Marriage does not have to be religious, and it's not exclusively religious in origin. Many millions of married yet irreligious people who had zero church involvement would take issue with that assertion.
I don't see the point in doing this even if it was. It's just semantics. We'd still need a legal shorthand for all the rights and responsibilities currently attached to marriage, as people would still want that. Then it's just marriage by another name.
Also, I'm not sure any of these countries "force" any church to recognize a marriage they don't agree with. That wouldn't change, since I'm sure different churches would still disagree on which marriages count.
The problem is that "keeping the government out of the church's business" is not the goal of the religious right when it comes to gay marriage. They want theocratic rule and the criminalization of what they see as sin. If both sides agreed on the principle of separation of church and state, most battles over LGBTQ rights would've been over long ago.
Separating the legal concept of unions between individuals and the religious institution of marriage would be almost as unpalatable to many evangelicals as fully legal gay marriage, because they'd rather outlaw homosexuality altogether.
I mean marriage is essentially a standard contract where the goverment allows any clergy to act as notaries for some reason. prenups are just modifications to the standard contract.
In some countries maybe, but in other countries you need a civil mariage first before you can do an optional church mariage ceremony.
Doesn't that mean that the church won't marry you if the government hasn't made it official?
That just follows the argument that the religious aspect is simply a voluntary add-on to the actual institution of marriage (a government-approved contract between individuals), which is the opposite of what the original commenter was arguing for.
Matrimony and marriage are separate already. If you want to get church-married, go for it. If you don't, don't. Doesn't sound hard or like it needs to be changed.

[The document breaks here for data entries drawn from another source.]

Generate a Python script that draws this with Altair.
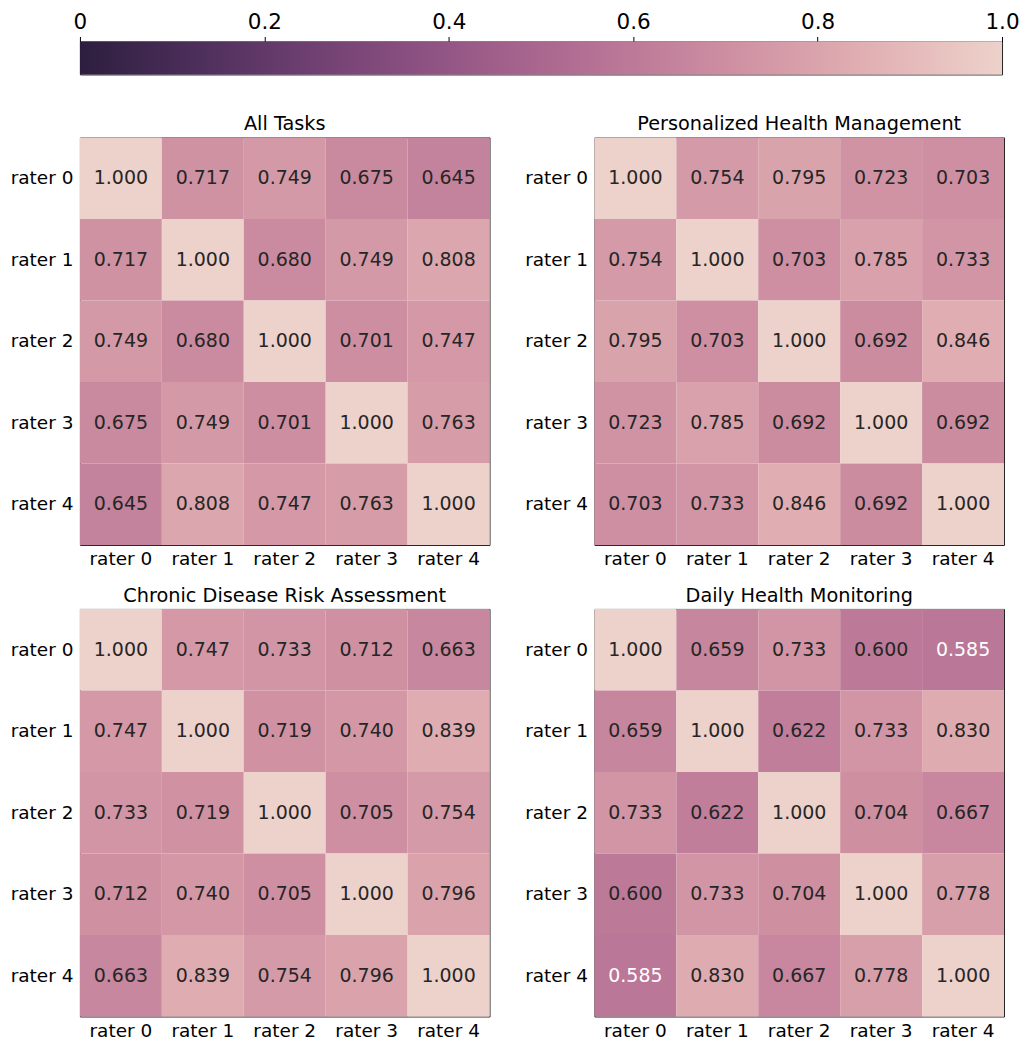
import altair as alt
import pandas as pd
import numpy as np

raters = ["rater 0", "rater 1", "rater 2", "rater 3", "rater 4"]
titles = ["All Tasks", "Personalized Health Management",
          "Chronic Disease Risk Assessment", "Daily Health Monitoring"]

all_tasks = [
    [1.000, 0.717, 0.749, 0.675, 0.645],
    [0.717, 1.000, 0.680, 0.749, 0.808],
    [0.749, 0.680, 1.000, 0.701, 0.747],
    [0.675, 0.749, 0.701, 1.000, 0.763],
    [0.645, 0.808, 0.747, 0.763, 1.000],
]
personalized = [
    [1.000, 0.754, 0.795, 0.723, 0.703],
    [0.754, 1.000, 0.703, 0.785, 0.733],
    [0.795, 0.703, 1.000, 0.692, 0.846],
    [0.723, 0.785, 0.692, 1.000, 0.692],
    [0.703, 0.733, 0.846, 0.692, 1.000],
]
chronic = [
    [1.000, 0.747, 0.733, 0.712, 0.663],
    [0.747, 1.000, 0.719, 0.740, 0.839],
    [0.733, 0.719, 1.000, 0.705, 0.754],
    [0.712, 0.740, 0.705, 1.000, 0.796],
    [0.663, 0.839, 0.754, 0.796, 1.000],
]
daily = [
    [1.000, 0.659, 0.733, 0.600, 0.585],
    [0.659, 1.000, 0.622, 0.733, 0.830],
    [0.733, 0.622, 1.000, 0.704, 0.667],
    [0.600, 0.733, 0.704, 1.000, 0.778],
    [0.585, 0.830, 0.667, 0.778, 1.000],
]
matrices = [all_tasks, personalized, chronic, daily]
cbar_ticks = [0.0, 0.2, 0.4, 0.6, 0.8, 1.0]

FONT = "DejaVu Sans"


def cubehelix_rgb(v):
    # seaborn cubehelix_palette(reverse=True): start=0, rot=.4, hue=.8, light=.85, dark=.15
    light, dark = 0.85, 0.15
    x = dark + v * (light - dark)
    a = 0.8 * x * (1 - x) / 2
    phi = 2 * np.pi * (0.4 * x)
    r = x + a * (-0.14861 * np.cos(phi) + 1.78277 * np.sin(phi))
    g = x + a * (-0.29227 * np.cos(phi) - 0.90649 * np.sin(phi))
    b = x + a * (1.97294 * np.cos(phi))
    return [min(max(c, 0.0), 1.0) for c in (r, g, b)]


def to_hex(rgb):
    return "#%02x%02x%02x" % tuple(int(round(c * 255)) for c in rgb)


def text_color(v):
    return "#262626" if v >= 0.59 else "#ffffff"


stop_pos = [i / 20 for i in range(21)]
stop_colors = [to_hex(cubehelix_rgb(p)) for p in stop_pos]

color_scale = alt.Scale(domain=[0, 1], range=stop_colors, interpolate="rgb")

PANEL_W = 410
PANEL_H = 408


def panel(mat, title):
    rows = []
    for i, r in enumerate(raters):
        for j, c in enumerate(raters):
            v = mat[i][j]
            rows.append({"row": r, "col": c, "value": v,
                         "label": f"{v:.3f}", "tc": text_color(v)})
    df = pd.DataFrame(rows)
    base = alt.Chart(df).encode(
        x=alt.X("col:N", sort=raters,
                scale=alt.Scale(paddingInner=0, paddingOuter=0),
                axis=alt.Axis(title=None, labelAngle=0, ticks=False, domain=False,
                              labelPadding=5, labelFontSize=18.5, labelFont=FONT,
                              labelColor="black")),
        y=alt.Y("row:N", sort=raters,
                scale=alt.Scale(paddingInner=0, paddingOuter=0),
                axis=alt.Axis(title=None, ticks=False, domain=False,
                              labelPadding=7, labelFontSize=18.5, labelFont=FONT,
                              labelColor="black")),
    )
    rect = base.mark_rect().encode(
        color=alt.Color("value:Q", scale=color_scale, legend=None)
    )
    text = base.mark_text(fontSize=19, font=FONT).encode(
        text="label:N",
        color=alt.Color("tc:N", scale=None, legend=None),
    )
    return alt.layer(rect, text).resolve_scale(color="independent").properties(
        width=PANEL_W, height=PANEL_H,
        title=alt.TitleParams(title, fontSize=19.3, font=FONT, fontWeight="normal",
                              color="black", offset=3),
    )


grad = alt.Gradient(
    gradient="linear",
    stops=[alt.GradientStop(offset=p, color=c) for p, c in zip(stop_pos, stop_colors)],
    x1=0, x2=1, y1=0, y2=0,
)
cb_df = pd.DataFrame({"lo": [cbar_ticks[0]], "hi": [cbar_ticks[-1]]})
colorbar = alt.Chart(cb_df).mark_rect(fill=grad).encode(
    x=alt.X("lo:Q", scale=alt.Scale(domain=[0, 1], nice=False, zero=False),
            axis=alt.Axis(orient="top", values=cbar_ticks, title=None, grid=False,
                          domain=False, tickSize=5, tickColor="black", tickWidth=1,
                          labelFlush=False, labelOverlap=False,
                          labelExpr="datum.value == 0 ? '0' : format(datum.value, '.1f')",
                          labelFontSize=21.5, labelFont=FONT, labelColor="black",
                          labelPadding=3)),
    x2="hi:Q",
).properties(width=923, height=33)

panels = [panel(m, t) for m, t in zip(matrices, titles)]
grid = alt.concat(*panels, columns=2, bounds="flush",
                  spacing=alt.RowColnumber(row=64, column=105))

chart = alt.vconcat(colorbar, grid, spacing=63, bounds="flush").configure_view(
    stroke="#222222", strokeWidth=1
).properties(background="white",
             padding={"left": 1, "top": 2, "right": 0, "bottom": 0})

chart.save("out.html", embed_options={"renderer": "svg", "actions": False})
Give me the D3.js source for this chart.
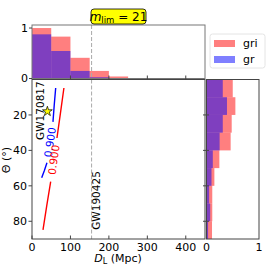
<!DOCTYPE html>
<html>
<head>
<meta charset="utf-8">
<script src="https://cdn.jsdelivr.net/npm/d3@7"></script>
<style>
  body { margin: 0; background: #fff; }
  text { font-family: "DejaVu Sans", sans-serif; fill: #000; }
</style>
</head>
<body>
<script>
// histogram of D_L, bins of 50 Mpc
var dlBins = [0, 50, 100, 150, 200, 250, 300, 350, 400];
var dlGri = [1.0, 0.83, 0.41, 0.15, 0.04, 0, 0, 0, 0];
var dlGr = [0.875, 0.545, 0.15, 0.025, 0, 0, 0, 0, 0];

// histogram of theta, bins of 10 deg
var thBins = [0, 10, 20, 30, 40, 50, 60, 70, 80];
var thGri = [0.50, 0.55, 0.48, 0.46, 0.245, 0.15, 0.11, 0.11, 0.105];
var thGr = [0.31, 0.39, 0.31, 0.25, 0.12, 0.095, 0.05, 0.07, 0.03];

// 0.900 contours (D_L, theta), split where the inline label sits
var grContour = [[[61.6, 4.8], [58, 14], [54.5, 23.9]], [[38.9, 47], [32, 51.5], [25.2, 55.5]]];
var griContour = [[[83, 4.8], [74, 19], [64.9, 33]], [[48.6, 57.6], [38.5, 71], [28.6, 84.8]]];

var events = [{name: "GW170817", d: 40, th: 18}];
var gw190425 = 155;

var xTicks = [0, 100, 200, 300, 400];
var yTicks = [20, 40, 60, 80];

var red = "rgba(255,0,0,0.5)", blue = "rgba(0,0,255,0.5)";
var spine = "#444";

var svg = d3.select("body").append("svg").attr("width", 266).attr("height", 266);

var x = d3.scaleLinear().domain([0, 450]).range([32, 205]);
var y = d3.scaleLinear().domain([0, 90]).range([79.5, 239]);
var yTop = d3.scaleLinear().domain([0, 1.06]).range([78.5, 25]);
var xRight = d3.scaleLinear().domain([0, 1]).range([206.5, 259]);

// ---- top histogram
var topG = svg.append("g");
[[dlGri, red], [dlGr, blue]].forEach(function(s) {
  topG.selectAll(null).data(dlBins).enter().append("rect")
    .attr("x", function(d) { return x(d); })
    .attr("width", x(50) - x(0))
    .attr("y", function(d, i) { return yTop(s[0][i]); })
    .attr("height", function(d, i) { return yTop(0) - yTop(s[0][i]); })
    .attr("fill", s[1]);
});
topG.append("line").attr("x1", x(gw190425)).attr("x2", x(gw190425))
  .attr("y1", 25).attr("y2", 78.5)
  .attr("stroke", "#aaa").attr("stroke-width", 1).attr("stroke-dasharray", "4,2");
topG.append("rect").attr("x", 32).attr("y", 25).attr("width", 173).attr("height", 53.5)
  .attr("fill", "none").attr("stroke", "#777").attr("stroke-width", 1);
topG.selectAll(null).data([0, 1]).enter().append("text")
  .attr("x", 28).attr("y", function(d) { return yTop(d); })
  .attr("dy", "0.36em").attr("text-anchor", "end").attr("font-size", 11)
  .text(function(d) { return d; });
topG.selectAll(null).data([0, 1]).enter().append("line")
  .attr("x1", 29).attr("x2", 32)
  .attr("y1", function(d) { return yTop(d); }).attr("y2", function(d) { return yTop(d); })
  .attr("stroke", spine);
topG.selectAll(null).data(xTicks.slice(1)).enter().append("line")
  .attr("x1", function(d) { return x(d); }).attr("x2", function(d) { return x(d); })
  .attr("y1", 75.5).attr("y2", 79.5).attr("stroke", spine).attr("stroke-width", 1);

// m_lim tag
var tag = svg.append("g");
tag.append("rect").attr("x", 91).attr("y", 9).attr("width", 55).attr("height", 15)
  .attr("rx", 3).attr("fill", "#ffff00").attr("stroke", "#000").attr("stroke-width", 0.8);
var tt = tag.append("text").attr("x", 118.5).attr("y", 20.5).attr("text-anchor", "middle").attr("font-size", 12);
tt.append("tspan").attr("font-style", "italic").text("m");
tt.append("tspan").attr("font-size", 8.5).attr("dy", 2).text("lim");
tt.append("tspan").attr("dy", -2).text(" = 21");

// ---- main panel
var main = svg.append("g");
main.append("line").attr("x1", x(gw190425)).attr("x2", x(gw190425))
  .attr("y1", 79.5).attr("y2", 239)
  .attr("stroke", "#aaa").attr("stroke-width", 1).attr("stroke-dasharray", "4,2");

var line = d3.line().x(function(d) { return x(d[0]); }).y(function(d) { return y(d[1]); });
[[grContour, "#0000ff"], [griContour, "#ff0000"]].forEach(function(c) {
  c[0].forEach(function(seg) {
    main.append("path").attr("d", line(seg)).attr("fill", "none")
      .attr("stroke", c[1]).attr("stroke-width", 1.4);
  });
  // inline label in the gap
  var a = c[0][0][c[0][0].length - 1], b = c[0][1][0];
  var cx = (x(a[0]) + x(b[0])) / 2, cy = (y(a[1]) + y(b[1])) / 2;
  var ang = Math.atan2(y(a[1]) - y(b[1]), x(a[0]) - x(b[0])) * 180 / Math.PI;
  main.append("text").attr("transform", "translate(" + cx + "," + cy + ") rotate(" + ang + ")")
    .attr("text-anchor", "middle").attr("dy", "0.36em").attr("font-size", 10.5)
    .style("fill", c[1]).text("0.900");
});

main.selectAll(null).data(events).enter().append("path")
  .attr("transform", function(d) { return "translate(" + x(d.d) + "," + y(d.th) + ")"; })
  .attr("d", d3.symbol().type(d3.symbolStar).size(30))
  .attr("fill", "#ffff00").attr("stroke", "#000").attr("stroke-width", 0.7);

main.append("text").attr("transform", "translate(" + x(31) + "," + y(34.1) + ") rotate(-90)")
  .attr("font-size", 10.5).text("GW170817");
main.append("text").attr("transform", "translate(" + x(178) + "," + y(84.8) + ") rotate(-90)")
  .attr("font-size", 10.5).text("GW190425");

main.append("rect").attr("x", 32).attr("y", 79.5).attr("width", 173).attr("height", 159.5)
  .attr("fill", "none").attr("stroke", spine).attr("stroke-width", 1);

main.selectAll(null).data(xTicks).enter().append("line")
  .attr("x1", function(d) { return x(d); }).attr("x2", function(d) { return x(d); })
  .attr("y1", 235.5).attr("y2", 239).attr("stroke", spine);
main.selectAll(null).data(xTicks).enter().append("text")
  .attr("x", function(d) { return x(d); }).attr("y", 251)
  .attr("text-anchor", "middle").attr("font-size", 11).text(function(d) { return d; });
main.selectAll(null).data(yTicks).enter().append("line")
  .attr("x1", 28.5).attr("x2", 32)
  .attr("y1", function(d) { return y(d); }).attr("y2", function(d) { return y(d); })
  .attr("stroke", spine);
main.selectAll(null).data(yTicks).enter().append("text")
  .attr("x", 27).attr("y", function(d) { return y(d); }).attr("dy", "0.36em")
  .attr("text-anchor", "end").attr("font-size", 11).text(function(d) { return d; });

var xl = main.append("text").attr("x", 118).attr("y", 262).attr("text-anchor", "middle").attr("font-size", 11);
xl.append("tspan").attr("font-style", "italic").text("D");
xl.append("tspan").attr("font-size", 8).attr("dy", 2).text("L");
xl.append("tspan").attr("dy", -2).text(" (Mpc)");
main.append("text").attr("transform", "translate(10,160) rotate(-90)")
  .attr("text-anchor", "middle").attr("font-size", 11).text("Θ (°)");

// ---- right histogram
var rightG = svg.append("g");
[[thGri, red], [thGr, blue]].forEach(function(s) {
  rightG.selectAll(null).data(thBins).enter().append("rect")
    .attr("y", function(d) { return y(d); })
    .attr("height", y(10) - y(0))
    .attr("x", xRight(0))
    .attr("width", function(d, i) { return xRight(s[0][i]) - xRight(0); })
    .attr("fill", s[1]);
});
rightG.append("rect").attr("x", 206.5).attr("y", 79.5).attr("width", 52.5).attr("height", 159.5)
  .attr("fill", "none").attr("stroke", spine).attr("stroke-width", 1);
rightG.selectAll(null).data(yTicks).enter().append("line")
  .attr("x1", 203).attr("x2", 209)
  .attr("y1", function(d) { return y(d); }).attr("y2", function(d) { return y(d); })
  .attr("stroke", spine);
rightG.selectAll(null).data([0, 1]).enter().append("text")
  .attr("x", function(d) { return xRight(d); }).attr("y", 251)
  .attr("text-anchor", "middle").attr("font-size", 11).text(function(d) { return d; });

// ---- legend
var leg = svg.append("g");
leg.append("rect").attr("x", 210).attr("y", 34).attr("width", 55).attr("height", 34).attr("rx", 2.5)
  .attr("fill", "#fff").attr("fill-opacity", 0.8).attr("stroke", "#ddd").attr("stroke-width", 0.8);
var legItems = [["gri", red], ["gr", blue]];
leg.selectAll(null).data(legItems).enter().append("rect")
  .attr("x", 214).attr("y", function(d, i) { return 40 + i * 16; })
  .attr("width", 21).attr("height", 7).attr("fill", function(d) { return d[1]; });
leg.selectAll(null).data(legItems).enter().append("text")
  .attr("x", 243).attr("y", function(d, i) { return 43.5 + i * 16; }).attr("dy", "0.36em")
  .attr("font-size", 11).text(function(d) { return d[0]; });
</script>
</body>
</html>
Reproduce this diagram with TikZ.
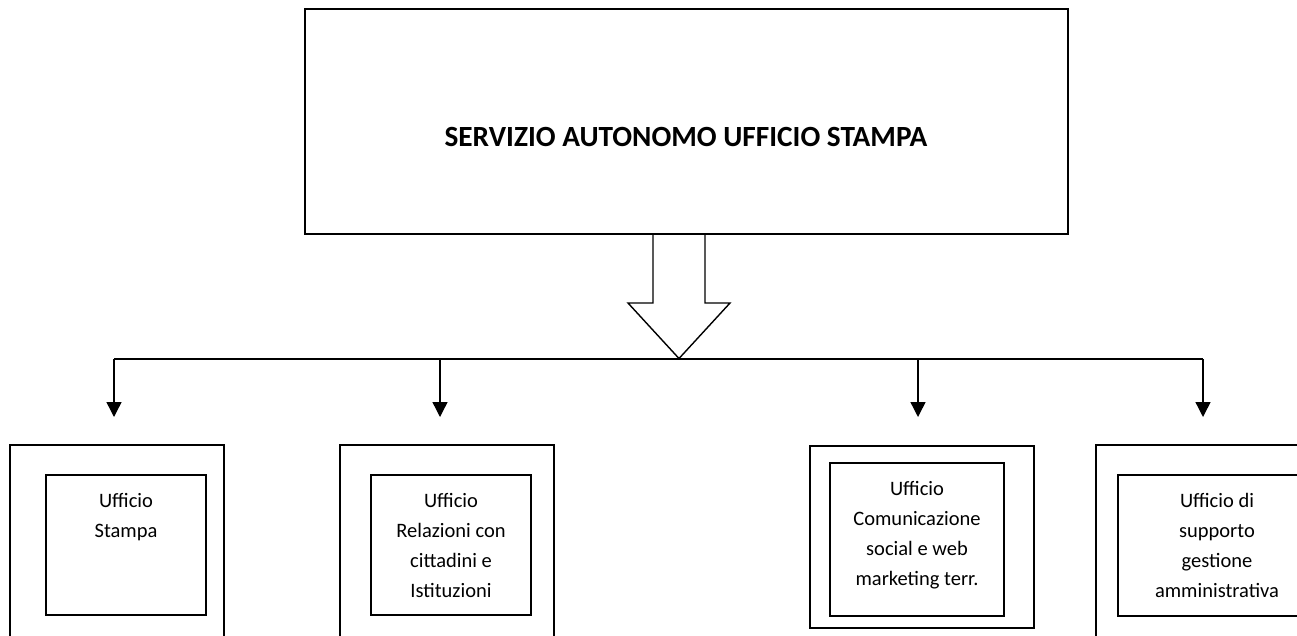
\documentclass[tikz,border=0pt]{standalone}
\usepackage{fontspec}
\setmainfont{Carlito}
\usetikzlibrary{arrows.meta}
\tikzset{
  box/.style={draw=black, line width=1.4pt, rectangle, inner sep=0pt, fill=none},
  lbl/.style={font=\fontsize{20.5}{30}\selectfont, align=center, anchor=north, inner sep=0pt},
  link/.style={draw=black, line width=1.4pt},
  arr/.style={link, -{Triangle[width=15pt,length=15pt]}},
}
\begin{document}
\begin{tikzpicture}[x=1pt,y=-1pt]
\useasboundingbox (0,0) rectangle (1297,635);
\fill[white] (0,0) rectangle (1297,635);
\clip (0,0) rectangle (1297,635);

% top box
\node[box, minimum width=763pt, minimum height=225pt] (top) at (686.5,121.5) {};
\node[inner sep=0pt, font=\fontsize{29.3}{34}\selectfont\bfseries] (title) at (686,137)
  {SERVIZIO AUTONOMO UFFICIO STAMPA};

% block arrow
\draw[link, line join=miter] (653,234) -- (653,303) -- (628,303) -- (679,358.5) -- (730,303) -- (705,303) -- (705,234);

% horizontal distribution line
\coordinate (h1) at (114,359);
\coordinate (h2) at (440,359);
\coordinate (h3) at (918,359);
\coordinate (h4) at (1203,359);
\coordinate (a1) at (114,417);
\coordinate (a2) at (440,417);
\coordinate (a3) at (918,417);
\coordinate (a4) at (1203,417);
\draw[link] (h1) -- (h4);
\draw[arr] (h1) -- (a1);
\draw[arr] (h2) -- (a2);
\draw[arr] (h3) -- (a3);
\draw[arr] (h4) -- (a4);

% outer boxes
\node[box, minimum width=214pt, minimum height=220pt] (o1) at (117,555) {};
\node[box, minimum width=214pt, minimum height=220pt] (o2) at (447,555) {};
\node[box, minimum width=224pt, minimum height=182pt] (o3) at (922,537) {};
\node[box, minimum width=240pt, minimum height=220pt] (o4) at (1216,555) {};

% inner boxes
\node[box, minimum width=160pt, minimum height=140pt] (i1) at (126,545) {};
\node[box, minimum width=160pt, minimum height=140pt] (i2) at (451,545) {};
\node[box, minimum width=174pt, minimum height=153pt] (i3) at (917,539.5) {};
\node[box, minimum width=200pt, minimum height=141pt] (i4) at (1218,545.5) {};

% labels
\node[lbl] (t1) at (126,493) {Ufficio\\Stampa};
\node[lbl] (t2) at (451,493) {Ufficio\\Relazioni con\\cittadini e\\Istituzioni};
\node[lbl] (t3) at (917,481) {Ufficio\\Comunicazione\\social e web\\marketing terr.};
\node[lbl] (t4) at (1217,493) {Ufficio di\\supporto\\gestione\\amministrativa};
\end{tikzpicture}
\end{document}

According to Wikipedia, the difference between matrimony and marriage isn't that clear:
For what it's worth, you can form a partnership with someone and not be married, there are a lot of ways to do it, including incorporating if you want to go that route or just performing a partnership agreement, which allows for things like shared ownership, there are a lot of other rights, but business are making it their goal to get those right for things like partnerships too.